A diver holds a Neolithic (ca. 3,500 B.C) Ustan vessel found near a crannog (artificial island)
in Loch Arnish, Scotland. PHOTOGRAPH BY C. MURRAY
When it comes to studying Neolithic Britain (4,000-2,500 B.C.), a bit of archaeological mystery is to be expected. Since Neolithic farmers existed long before written language made its way to the British Isles, the only records of their lives are the things they left behind. And while they did leave us a lot of monuments that took, well, monumental effort to build—think Stonehenge or the stone circles of Orkney—the cultural practices and deeper intentions behind these sites are largely unknown.

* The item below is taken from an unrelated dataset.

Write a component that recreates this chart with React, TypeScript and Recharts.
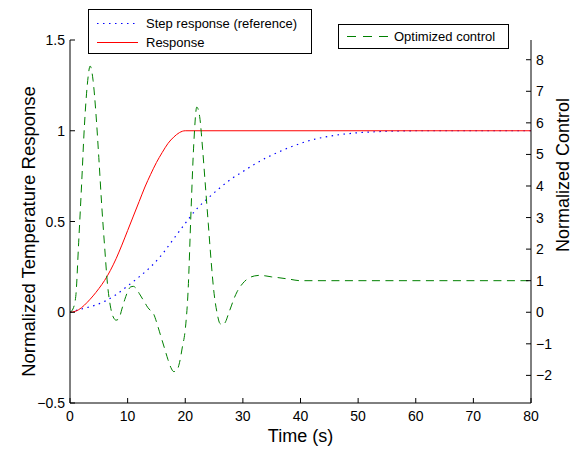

Now it looks like there may potentially be a whole new type of Neolithic monument for archaeologists to scratch their heads over: crannogs.
Artificial islands commonly known as crannogs dot hundreds of Scottish and Irish lakes and waterways. Until now, researchers thought most were built when people in the Iron Age (800-43 B.C.) created stone causeways and dwellings in the middle of bodies of water. But a new paper published today in the journal Antiquity suggests that at least some of Scotland’s nearly 600 crannogs are much, much older—nearly three thousand years older—putting them firmly in the Neolithic era. What’s more, the artifacts that help push back the date of the crannogs into the far deeper past may also point to a kind of behavior not previously suspected in this prehistoric period.